«Сейчас пойду побираться, а то только 5 копеечек осталось, да еще копеечка», – передо мной в автобус втиснулась бабулечка.
Ее почему-то весь автобус стал сразу так звать.
Она с трудом протиснулась-склонилась под турникет, села на место, которое ей уступили. Ей задали только один вопрос: «Что же вы подлезаете, почему нет пенсионного?»
И она начала говорить. Остановиться она не могла, даже когда мы с ней вышли.
«А как не подлезать, как я еще в автобус зайду?
Были у меня документы, как же не быть. Я, почитай, москвичка, меня в Москву в 6 лет привезли, а в 12 я уже работать пошла. И на пенсию заработала, и инвалидность мне дали.
Но она все документы забрала, один паспорт вот тут, в кармане куртки храню. Она как забрала, так я, чтобы его утащить, целую ночь сидела на кухне, ждала, пока она заснет.
И пенсионное было, но она и его забрала – ездит по нему, и справку, что я – инвалид.
Ничего не осталось, а в поликлинике заново оформлять отказываются, и лекарства мне не выписывают больше бесплатно. А она целый пакет моих лекарств в урну выкинула.
Как она в квартиру вернулась, я за ними пошла потом, стала копаться в урне. А там не только мои лекарства, она еще и внучка вещи мокрые-грязные выбросила. Целый пакет был – вот какой большой – все повыбрасывала.
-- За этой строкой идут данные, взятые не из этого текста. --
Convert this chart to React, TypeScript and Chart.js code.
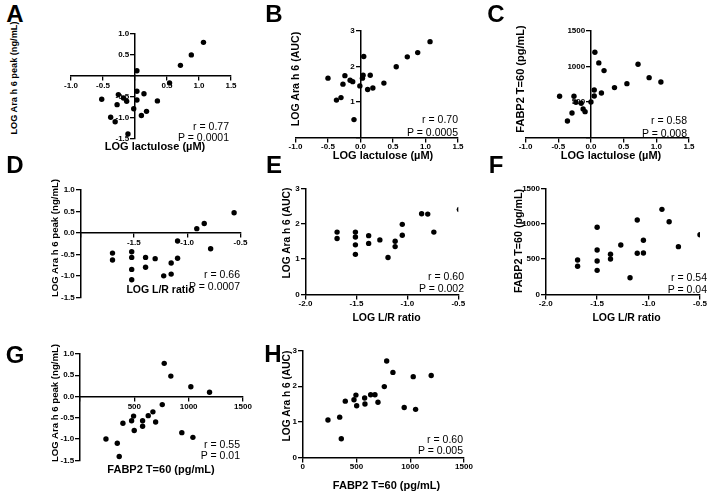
import React, { useEffect, useRef } from 'react';
import { Chart, registerables } from 'chart.js';
Chart.register(...registerables);

const FONT = '"Liberation Sans", Arial, Helvetica, sans-serif';

// ---- data ----
const A_x = [1.07, 0.88, 0.71, 0.03, 0.54, 0.03, 0.14, -0.52, -0.26, -0.18, -0.13, -0.28, 0.03, 0.35, -0.02, 0.18, 0.10, -0.38, -0.31, -0.11];
const A_y = [0.80, 0.50, 0.25, 0.12, -0.17, -0.37, -0.43, -0.56, -0.45, -0.53, -0.61, -0.69, -0.58, -0.60, -0.79, -0.85, -0.95, -0.99, -1.10, -1.39];

const B_x = [1.07, 0.88, 0.72, 0.55, 0.05, 0.36, 0.15, 0.04, 0.03, 0.19, 0.11, -0.01, -0.50, -0.24, -0.16, -0.12, -0.27, -0.30, -0.37, -0.10];
const B_y = [2.70, 2.39, 2.27, 1.99, 2.28, 1.53, 1.75, 1.75, 1.67, 1.39, 1.35, 1.45, 1.67, 1.74, 1.61, 1.57, 1.50, 1.12, 1.05, 0.50];

const C_x = [1.07, 0.89, 0.72, 0.55, 0.36, 0.16, 0.20, 0.12, 0.06, 0.05, 0.05, 0.00, -0.48, -0.26, -0.23, -0.15, -0.12, -0.09, -0.29, -0.36];
const C_y = [781, 842, 1031, 757, 701, 626, 941, 1050, 1200, 668, 583, 499, 579, 579, 494, 480, 400, 362, 343, 230];

const D_x = [-0.56, -0.84, -0.91, -0.78, -1.09, -1.09, -1.15, -1.15, -1.22, -1.30, -1.39, -1.39, -1.52, -1.52, -1.52, -1.52, -1.70, -1.70];
const D_y = [0.47, 0.22, 0.10, -0.37, -0.19, -0.59, -0.70, -0.96, -1.00, -0.60, -0.57, -0.80, -0.44, -0.57, -0.85, -1.09, -0.47, -0.63];

const E_x = [-0.49, -0.80, -0.86, -0.74, -1.05, -1.05, -1.12, -1.12, -1.19, -1.27, -1.38, -1.38, -1.51, -1.51, -1.51, -1.51, -1.69, -1.69];
const E_y = [2.40, 2.27, 2.28, 1.76, 1.98, 1.67, 1.50, 1.35, 1.04, 1.54, 1.66, 1.44, 1.76, 1.62, 1.40, 1.13, 1.76, 1.58];

const F_x = [-0.87, -0.80, -1.11, -0.50, -0.71, -1.05, -1.05, -1.11, -1.27, -1.37, -1.37, -1.18, -1.50, -1.50, -1.50, -1.50, -1.69, -1.69];
const F_y = [1202, 1027, 1051, 843, 674, 764, 584, 580, 697, 566, 499, 235, 948, 627, 471, 339, 485, 396];

const G_x = [775, 836, 1020, 1192, 757, 671, 628, 696, 576, 576, 493, 475, 499, 395, 937, 1039, 239, 343, 361];
const G_y = [0.78, 0.48, 0.23, 0.10, -0.19, -0.36, -0.45, -0.60, -0.57, -0.70, -0.46, -0.57, -0.80, -0.63, -0.85, -0.96, -1.00, -1.10, -1.41];

const H_x = [781, 839, 1028, 1195, 759, 672, 632, 700, 576, 579, 495, 477, 502, 396, 944, 1050, 235, 344, 359];
const H_y = [2.71, 2.39, 2.27, 2.30, 1.99, 1.76, 1.76, 1.55, 1.67, 1.50, 1.75, 1.62, 1.45, 1.58, 1.40, 1.35, 1.05, 1.13, 0.52];

const LETTERS = ['A', 'B', 'C', 'D', 'E', 'F', 'G', 'H'];
const X_TITLES = ['LOG lactulose (\u00b5M)', 'LOG lactulose (\u00b5M)', 'LOG lactulose (\u00b5M)', 'LOG L/R ratio', 'LOG L/R ratio', 'LOG L/R ratio', 'FABP2 T=60 (pg/mL)', 'FABP2 T=60 (pg/mL)'];
const Y_TITLES = ['LOG Ara h 6 peak (ng/mL)', 'LOG Ara h 6 (AUC)', 'FABP2 T=60 (pg/mL)', 'LOG Ara h 6 peak (ng/mL)', 'LOG Ara h 6 (AUC)', 'FABP2 T=60 (pg/mL)', 'LOG Ara h 6 peak (ng/mL)', 'LOG Ara h 6 (AUC)'];
const R_TEXT = ['r = 0.77', 'r = 0.70', 'r = 0.58', 'r = 0.66', 'r = 0.60', 'r = 0.54', 'r = 0.55', 'r = 0.60'];
const P_TEXT = ['P = 0.0001', 'P = 0.0005', 'P = 0.008', 'P = 0.0007', 'P = 0.002', 'P = 0.04', 'P = 0.01', 'P = 0.005'];

// axis ranges: [min, max, step]
const LAC_RANGE = [-1.0, 1.5, 0.5];
const LR_RANGE = [-2.0, -0.5, 0.5];
const FABP_RANGE = [0, 1500, 500];
const PEAK_RANGE = [-1.5, 1.0, 0.5];
const AUC_RANGE = [0, 3, 1];

type Area = { l: number; r: number; t: number; b: number };
type PanelDef = {
  xs: number[]; ys: number[];
  xr: number[]; yr: number[];
  xDec: number; yDec: number;
  yAxisAtX: number; xAxisAtY: number;
  hideX: number[]; hideY: number[];
  area: Area;
  letter: [number, number];
  xTitle: [number, number, number];
  yTitle: [number, number, number];
  stats: [number, number, number];
};

const PANELS: PanelDef[] = [
  { xs: A_x, ys: A_y, xr: LAC_RANGE, yr: PEAK_RANGE, xDec: 1, yDec: 1, yAxisAtX: 0, xAxisAtY: 0, hideX: [0], hideY: [0],
    area: { l: 71, r: 231, t: 34, b: 138.5 }, letter: [15, 13.5], xTitle: [155, 146, 11], yTitle: [15, 78, 9.2], stats: [229, 126, 137] },
  { xs: B_x, ys: B_y, xr: LAC_RANGE, yr: AUC_RANGE, xDec: 1, yDec: 0, yAxisAtX: 0, xAxisAtY: 0, hideX: [], hideY: [0],
    area: { l: 295.5, r: 458, t: 31, b: 137.3 }, letter: [274, 13.5], xTitle: [383, 155, 11], yTitle: [295, 79, 10.6], stats: [458, 118.5, 131.5] },
  { xs: C_x, ys: C_y, xr: LAC_RANGE, yr: FABP_RANGE, xDec: 1, yDec: 0, yAxisAtX: 0, xAxisAtY: 0, hideX: [], hideY: [0],
    area: { l: 525.6, r: 689, t: 31, b: 137.3 }, letter: [496, 13.5], xTitle: [611, 154.5, 11], yTitle: [520, 79, 11], stats: [687, 119.5, 132.5] },
  { xs: D_x, ys: D_y, xr: LR_RANGE, yr: PEAK_RANGE, xDec: 1, yDec: 1, yAxisAtX: -2, xAxisAtY: 0, hideX: [-2], hideY: [],
    area: { l: 80.5, r: 240.5, t: 190, b: 297.3 }, letter: [15, 164.5], xTitle: [160.5, 288.5, 10.5], yTitle: [54.5, 238, 9.6], stats: [240, 274, 285.5] },
  { xs: E_x, ys: E_y, xr: LR_RANGE, yr: AUC_RANGE, xDec: 1, yDec: 0, yAxisAtX: -2, xAxisAtY: 0, hideX: [], hideY: [],
    area: { l: 305.5, r: 458.3, t: 188.3, b: 294.3 }, letter: [274, 165], xTitle: [386.5, 316.5, 10.5], yTitle: [287, 233, 10.2], stats: [464, 275.5, 288] },
  { xs: F_x, ys: F_y, xr: LR_RANGE, yr: FABP_RANGE, xDec: 1, yDec: 0, yAxisAtX: -2, xAxisAtY: 0, hideX: [], hideY: [],
    area: { l: 545.7, r: 700, t: 188.3, b: 294.3 }, letter: [496, 164.5], xTitle: [626.5, 316.5, 10.5], yTitle: [517.5, 241, 10.7], stats: [707, 276.5, 288.5] },
  { xs: G_x, ys: G_y, xr: FABP_RANGE, yr: PEAK_RANGE, xDec: 0, yDec: 1, yAxisAtX: 0, xAxisAtY: 0, hideX: [0], hideY: [],
    area: { l: 80, r: 243, t: 354, b: 460.3 }, letter: [15, 354.5], xTitle: [161, 468.5, 11], yTitle: [54.5, 403, 9.6], stats: [240, 443.5, 454.5] },
  { xs: H_x, ys: H_y, xr: FABP_RANGE, yr: AUC_RANGE, xDec: 0, yDec: 0, yAxisAtX: 0, xAxisAtY: 0, hideX: [], hideY: [],
    area: { l: 302.7, r: 464, t: 350.7, b: 457.3 }, letter: [273, 353.5], xTitle: [386.5, 485, 11], yTitle: [287, 396, 10.2], stats: [463, 438.5, 450] },
];

const near = (a: number, list: number[]) => list.some((v) => Math.abs(v - a) < 1e-6);

const TICK_LEN = 4;
const TICK_PAD = 1;

// Y axes placed at a data value draw their labels flush against the axis line;
// move them left by the tick length + padding so they sit like a normal left axis.
const shiftYLabels = {
  id: 'shiftYLabels',
  beforeDraw(chart: any) {
    const scale = chart.scales.y;
    if (!scale || typeof scale.getLabelItems !== 'function') return;
    const items = scale.getLabelItems(chart.chartArea);
    for (const it of items) {
      if (!it.__shifted) {
        it.options.translation[0] -= TICK_LEN + TICK_PAD + 0.75;
        it.__shifted = true;
      }
    }
  },
};

function Panel({ def }: { def: PanelDef }) {
  const ref = useRef<HTMLCanvasElement>(null);
  const PAD = 30;
  const { l, r, t, b } = def.area;
  const cx = Math.floor(l) - PAD;
  const cy = Math.floor(t) - PAD;
  const cw = Math.ceil(r) + PAD - cx;
  const ch = Math.ceil(b) + PAD - cy;

  useEffect(() => {
    if (!ref.current) return;
    const tickFont = { family: FONT, size: 8, weight: 'bold' as const };
    const chart = new Chart(ref.current, {
      type: 'scatter',
      data: {
        datasets: [{
          data: def.xs.map((x, i) => ({ x, y: def.ys[i] })),
          pointRadius: 2.7,
          pointBackgroundColor: '#000',
          pointBorderWidth: 0,
          showLine: false,
        }],
      },
      plugins: [shiftYLabels],
      options: {
        animation: false,
        responsive: false,
        devicePixelRatio: 1,
        layout: { padding: { left: l - cx, top: t - cy, right: cx + cw - r, bottom: cy + ch - b } },
        plugins: { legend: { display: false }, tooltip: { enabled: false }, title: { display: false } },
        scales: {
          x: {
            type: 'linear',
            min: def.xr[0], max: def.xr[1],
            position: { y: def.xAxisAtY } as any,
            ticks: {
              stepSize: def.xr[2], autoSkip: false, maxRotation: 0, padding: TICK_PAD, color: '#000', font: tickFont,
              callback: (v: any) => (near(Number(v), def.hideX) ? '' : Number(v).toFixed(def.xDec)),
            },
            grid: { drawOnChartArea: false, drawTicks: true, tickLength: TICK_LEN, color: '#000', lineWidth: 1.3 },
            border: { display: true, color: '#000', width: 1.5 },
          },
          y: {
            type: 'linear',
            min: def.yr[0], max: def.yr[1],
            position: { x: def.yAxisAtX } as any,
            ticks: {
              stepSize: def.yr[2], autoSkip: false, padding: TICK_PAD, color: '#000', font: tickFont,
              callback: (v: any) => (near(Number(v), def.hideY) ? '' : Number(v).toFixed(def.yDec)),
            },
            grid: { drawOnChartArea: false, drawTicks: true, tickLength: TICK_LEN, color: '#000', lineWidth: 1.3 },
            border: { display: true, color: '#000', width: 1.5 },
          },
        },
      },
    });
    return () => chart.destroy();
  }, [def]);

  return (
    <canvas
      ref={ref}
      width={cw}
      height={ch}
      style={{ position: 'absolute', left: cx, top: cy, width: cw, height: ch }}
    />
  );
}

const textBase: React.CSSProperties = {
  position: 'absolute',
  fontFamily: FONT,
  lineHeight: 1,
  whiteSpace: 'nowrap',
  color: '#000',
};

export default function App() {
  return (
    <div style={{ position: 'absolute', left: 0, top: 0, width: 723, height: 494, background: '#fff', overflow: 'hidden' }}>
      {PANELS.map((def, i) => (
        <React.Fragment key={i}>
          <Panel def={def} />
          <div style={{ ...textBase, left: def.xTitle[0], top: def.xTitle[1], fontSize: def.xTitle[2], fontWeight: 'bold', transform: 'translate(-50%,-50%)' }}>
            {X_TITLES[i]}
          </div>
          <div style={{ ...textBase, left: def.yTitle[0], top: def.yTitle[1], fontSize: def.yTitle[2], fontWeight: 'bold', transform: 'translate(-50%,-50%) rotate(-90deg)' }}>
            {Y_TITLES[i]}
          </div>
          <div style={{ ...textBase, left: def.stats[0], top: def.stats[1], fontSize: 10.5, transform: 'translate(-100%,-50%)' }}>
            {R_TEXT[i]}
          </div>
          <div style={{ ...textBase, left: def.stats[0], top: def.stats[2], fontSize: 10.5, transform: 'translate(-100%,-50%)' }}>
            {P_TEXT[i]}
          </div>
          <div style={{ ...textBase, left: def.letter[0], top: def.letter[1], fontSize: 24, fontWeight: 'bold', transform: 'translate(-50%,-50%)', background: 'transparent' }}>
            {LETTERS[i]}
          </div>
        </React.Fragment>
      ))}
    </div>
  );
}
Я достала, перестирала, повесила сушиться и ушла побираться. Может, проспится, пожалеет одежду выкидывать?
Внучка-то отец на день увез к себе, переждать, пока она буянит.
Я боюсь ее. А что поделаешь? Коли пьет – не в себе становится. Буйная.
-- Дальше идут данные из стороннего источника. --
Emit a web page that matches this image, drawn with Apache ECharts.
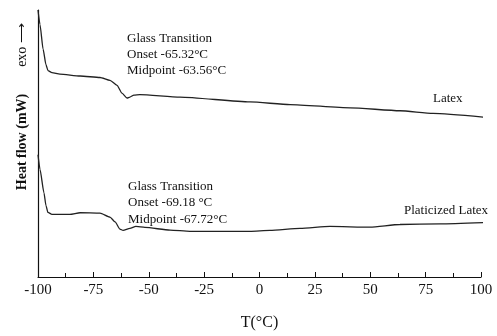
<!DOCTYPE html>
<html>
<head>
<meta charset="utf-8">
<script src="https://cdn.jsdelivr.net/npm/echarts@6/dist/echarts.min.js"></script>
<style>
  html, body { margin: 0; padding: 0; background: #fff; }
  #chart { width: 497px; height: 336px; }
</style>
</head>
<body>
<div id="chart"></div>
<script>
// temperature (°C) and heat flow (arbitrary units, exo up)
const latexT = [-100, -99.1, -97.7, -96.4, -95.5, -93.7, -90.1, -81, -72, -67.5, -64.3, -62.1, -59.8, -58.5, -56.7, -54, -35.9, -4.3, 13.8, 40.9, 63.4, 78.3, 101.8];
const latexHF = [273, 258, 233, 217, 211, 209, 207.5, 205.5, 204, 201, 196, 188, 183, 184, 186, 186.5, 184, 179, 176.3, 173, 170, 167.3, 163.3];

const plastT = [-100, -99.1, -97.3, -96.4, -95.5, -93.7, -85.6, -81, -72, -67.5, -65.2, -63, -61.6, -58.5, -55.8, -51.7, -40.4, -31.4, -4.3, 4.7, 18.3, 31.8, 49.9, 63.4, 81.5, 101.8];
const plastHF = [125, 110, 86, 73, 66, 64, 64, 65.7, 65.3, 61.3, 56.3, 49, 47.7, 49.7, 51.7, 50.7, 48, 46.7, 46.7, 47.7, 49.7, 51.7, 51, 53.7, 54.3, 55.7];

const xTicks = [-100, -75, -50, -25, 0, 25, 50, 75, 100];

const latexNote = ['Glass Transition', 'Onset -65.32°C', 'Midpoint -63.56°C'];
const plastNote = ['Glass Transition', 'Onset -69.18 °C', 'Midpoint -67.72°C'];

const serif = '"Liberation Serif", "Times New Roman", serif';

const chart = echarts.init(document.getElementById('chart'));

function pairs(xs, ys) {
  return xs.map((x, i) => [x, ys[i]]);
}

const option = {
  animation: false,
  grid: { left: 38, right: 16, top: 10, bottom: 53 },
  xAxis: {
    type: 'value',
    min: -100,
    max: 100,
    interval: 25,
    name: 'T(°C)',
    nameLocation: 'middle',
    nameGap: 38,
    nameTextStyle: { fontFamily: serif, fontSize: 16, color: '#111' },
    axisLine: { onZero: false, lineStyle: { color: '#111', width: 1.2 } },
    axisTick: { inside: true, length: 5, lineStyle: { color: '#111' } },
    minorTick: { show: true, splitNumber: 2, length: 4, lineStyle: { color: '#111' } },
    splitLine: { show: false },
    axisLabel: {
      color: '#111', fontFamily: serif, fontSize: 15, margin: 6,
      formatter: v => xTicks.includes(v) ? String(v) : ''
    }
  },
  yAxis: {
    type: 'value',
    min: 0,
    max: 273,
    axisLine: { show: true, onZero: false, lineStyle: { color: '#111', width: 1.2 } },
    axisTick: { show: false },
    axisLabel: { show: false },
    splitLine: { show: false }
  },
  series: [
    {
      name: 'Latex',
      type: 'line',
      data: pairs(latexT, latexHF),
      showSymbol: false,
      smooth: 0.2,
      smoothMonotone: 'x',
      clip: false,
      lineStyle: { color: '#222', width: 1.3 }
    },
    {
      name: 'Platicized Latex',
      type: 'line',
      data: pairs(plastT, plastHF),
      showSymbol: false,
      smooth: 0.2,
      smoothMonotone: 'x',
      clip: false,
      lineStyle: { color: '#222', width: 1.3 }
    }
  ],
  graphic: [
    {
      type: 'text', left: 127, top: 31,
      style: { text: latexNote.join('\n'), font: '13px ' + serif, lineHeight: 16, fill: '#111' }
    },
    {
      type: 'text', left: 128, top: 178,
      style: { text: plastNote.join('\n'), font: '13px ' + serif, lineHeight: 16.5, fill: '#111' }
    },
    {
      type: 'text', left: 433, top: 92,
      style: { text: 'Latex', font: '13px ' + serif, fill: '#111' }
    },
    {
      type: 'text', left: 404, top: 204,
      style: { text: 'Platicized Latex', font: '13px ' + serif, fill: '#111' }
    },
    {
      type: 'text', x: 22, y: 142, rotation: Math.PI / 2,
      style: { text: 'Heat flow (mW)', font: 'bold 14px ' + serif, fill: '#111', align: 'center', verticalAlign: 'middle' }
    },
    {
      type: 'text', x: 22, y: 45, rotation: Math.PI / 2,
      style: { text: 'exo ⟶', font: '14px ' + serif, fill: '#111', align: 'center', verticalAlign: 'middle' }
    }
  ]
};

chart.setOption(option);
</script>
</body>
</html>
Я тогда тихонько сижу, боюсь, что выгонит. Она ведь документы когда у меня украла, пошла в паспортный стол на Якорной, там подружка ее работает – они что ли вместе в школе учились, или дети их. И подружка квартиру на нее переписала, так у меня теперь даже прописки нет. Выгонит – придется на улице жить.
Я денежку не потеряю, я ее сейчас в карман к паспорту уберу.
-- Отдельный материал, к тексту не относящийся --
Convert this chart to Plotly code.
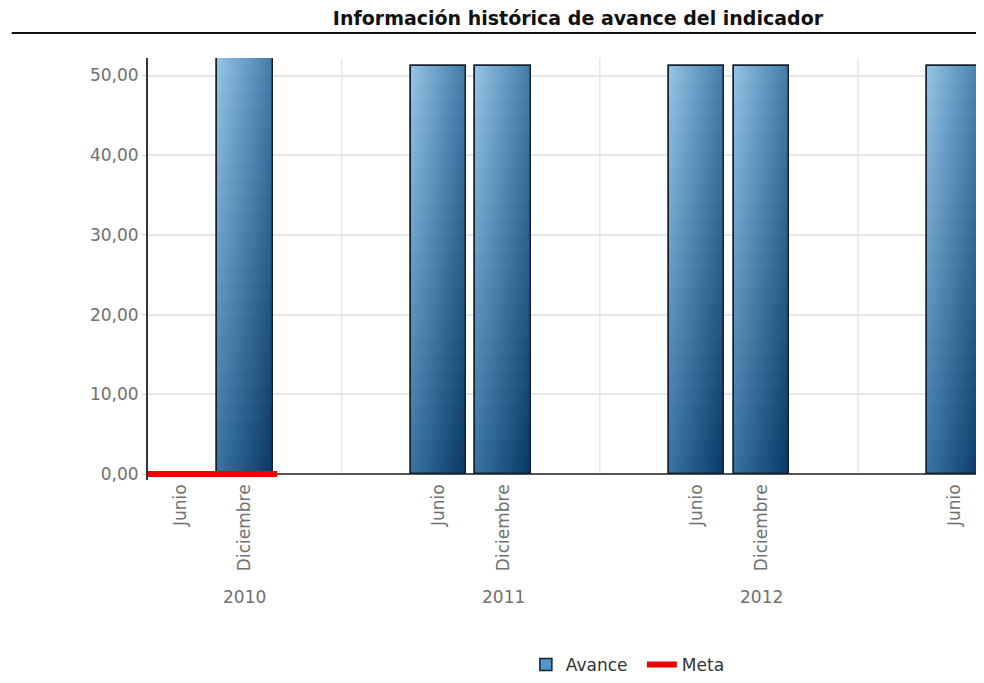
import plotly.graph_objects as go

# ---------------------------------------------
# Data
# ---------------------------------------------
PERIOD_YEARS = [2010, 2010, 2011, 2011, 2012, 2012, 2013]
PERIOD_MONTHS = ["Junio", "Diciembre", "Junio", "Diciembre", "Junio", "Diciembre", "Junio"]
AVANCE = [None, 52.16, 51.25, 51.25, 51.25, 51.25, 51.25]
META = [0, 0, None, None, None, None, None]

TITLE = "Información histórica de avance del indicador"

# ---------------------------------------------
# Layout helpers
# ---------------------------------------------
SLOTS_PER_YEAR = 4
MONTH_SLOT = {"Junio": 0, "Diciembre": 1}
first_year = min(PERIOD_YEARS)
pos = [SLOTS_PER_YEAR * (y - first_year) + MONTH_SLOT[m] for y, m in zip(PERIOD_YEARS, PERIOD_MONTHS)]

Y_RANGE = [-0.75, 52.2]
BAR_W = 0.86
NX, NY = 14, 24  # gradient grid

# bilinear gradient: light top-left -> dark bottom-right
C_BL = (55, 115, 162)
C_BR = (8, 55, 100)
C_TL = (150, 197, 230)
C_TR = (65, 122, 168)


def grad(u, v):
    c = []
    for k in range(3):
        bot = C_BL[k] + (C_BR[k] - C_BL[k]) * u
        top = C_TL[k] + (C_TR[k] - C_TL[k]) * u
        c.append(int(round(bot + (top - bot) * v)))
    return "rgb(%d,%d,%d)" % tuple(c)


fig = go.Figure()

# base bar (legend entry)
fig.add_trace(go.Bar(
    x=pos, y=AVANCE, width=BAR_W, name="Avance",
    marker=dict(color="#4f97cf", line=dict(color="#142230", width=1.5)),
    hovertemplate="%{y:.2f}<extra>Avance</extra>",
))

# gradient strips
for i in range(NX):
    off = -BAR_W / 2 + i * BAR_W / NX
    for j in range(NY):
        fig.add_trace(go.Bar(
            x=pos,
            y=[None if v is None else v * (1 - j / NY) for v in AVANCE],
            base=[None if v is None else v * j / NY for v in AVANCE],
            width=BAR_W - i * BAR_W / NX,
            offset=off,
            marker=dict(color=grad((i + 0.5) / NX, (j + 0.5) / NY), line=dict(width=0)),
            showlegend=False, hoverinfo="skip",
        ))

# outline on top
fig.add_trace(go.Bar(
    x=pos, y=AVANCE, width=BAR_W,
    marker=dict(color="rgba(0,0,0,0)", line=dict(color="#142230", width=1.5)),
    showlegend=False, hoverinfo="skip",
))

# Meta as steps spanning each category
mx, my = [], []
for p, m in zip(pos, META):
    if m is None:
        mx.append(None); my.append(None)
    else:
        mx.extend([p - 0.5, p + 0.5]); my.extend([m, m])
fig.add_trace(go.Scatter(
    x=mx, y=my, mode="lines", name="Meta",
    line=dict(color="#ee0000", width=6), cliponaxis=False,
    hoverinfo="skip",
))

# vertical separators between years
shapes = []
for k in range(1, len(set(PERIOD_YEARS))):
    xb = SLOTS_PER_YEAR * k - 1.5
    shapes.append(dict(type="line", xref="x", yref="y", x0=xb, x1=xb, y0=0, y1=Y_RANGE[1],
                       line=dict(color="#e6e6e6", width=1.5), layer="below"))
# rule under the title
shapes.append(dict(type="line", xref="paper", yref="paper", x0=-0.163, x1=1.02, y0=1.059, y1=1.059,
                   line=dict(color="#111111", width=2)))

# year labels under the December slot
annotations = []
for y, m, p in zip(PERIOD_YEARS, PERIOD_MONTHS, pos):
    if m == "Diciembre":
        annotations.append(dict(x=p, y=-0.277, xref="x", yref="paper", text=str(y),
                                showarrow=False, yanchor="middle",
                                font=dict(size=17, color="#707070")))

# the page body adds 8px around the figure, so the figure is 8px smaller
fig.update_layout(
    width=976, height=675,
    margin=dict(l=140, r=0, t=50, b=203),
    paper_bgcolor="white", plot_bgcolor="white",
    barmode="overlay", bargap=0,
    separators=",.",
    font=dict(family="DejaVu Sans", color="#707070"),
    title=dict(text="<b>" + TITLE + "</b>", x=0.584, y=0.985, xref="container", yref="container",
               xanchor="center", yanchor="middle", font=dict(size=19, color="#111111")),
    xaxis=dict(range=[-0.5, 12.45], tickvals=pos, ticktext=PERIOD_MONTHS, tickangle=-90,
               showgrid=False, zeroline=False, showline=False,
               ticks="", tickfont=dict(size=17, color="#707070")),
    yaxis=dict(range=Y_RANGE, dtick=10, tickformat=".2f", showgrid=True, gridcolor="#e6e6e6",
               gridwidth=1.5, zeroline=True, zerolinecolor="#555555", zerolinewidth=2,
               showline=True, linecolor="#333333", linewidth=2,
               ticks="outside", ticklen=4, tickcolor="#d0d0d0", tickfont=dict(size=17, color="#707070")),
    legend=dict(orientation="h", x=0.452, y=-0.438, xanchor="left", yanchor="middle",
                entrywidth=71, font=dict(size=17, color="#333333")),
    shapes=shapes, annotations=annotations,
)

fig.write_html("out.html")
А как же я поем, если негде?
Я себе местечко на кухоньке устроила: подушечку на табуретку положила, тряпочку синенькую – такую красивую – постелила. Она как пришла, да все смахнула и – в помойку. Мне никак не приладиться сесть. Вот сухарики с собой взяла, беленькие, в водичке размочу.
Денежку твою я продавщице отдам, она мне вчера 3 сосиски для внучка отдала даром. Они немножко поломанные были, так и что? Зато не голодным спать лег. Я ей пообещала, что все верну, не привыкла в долг жить.
А тут – она пенсию у меня забрала, а следующая только 8-го, еще полмесяца ждать, как мы выживем?..
Пойду я возле «Перекрестка» встану, они меня оттуда не гонят, позволяют просить.
Только тяжело мне стоять, посмотри, нога какая: она как ударила, так и не проходит несколько месяцев. Я тряпочками перевязываю, укутываю, чтобы не мерзла, а она все равно мерзнет. И я мерзну.
Молодежь-то совсем не подает, не обращает на меня внимания.
А друзей я порастеряла, не к кому обратиться за помощью.
Спасибо тебе, деточка, дай Бог еще много десятков лет прожить».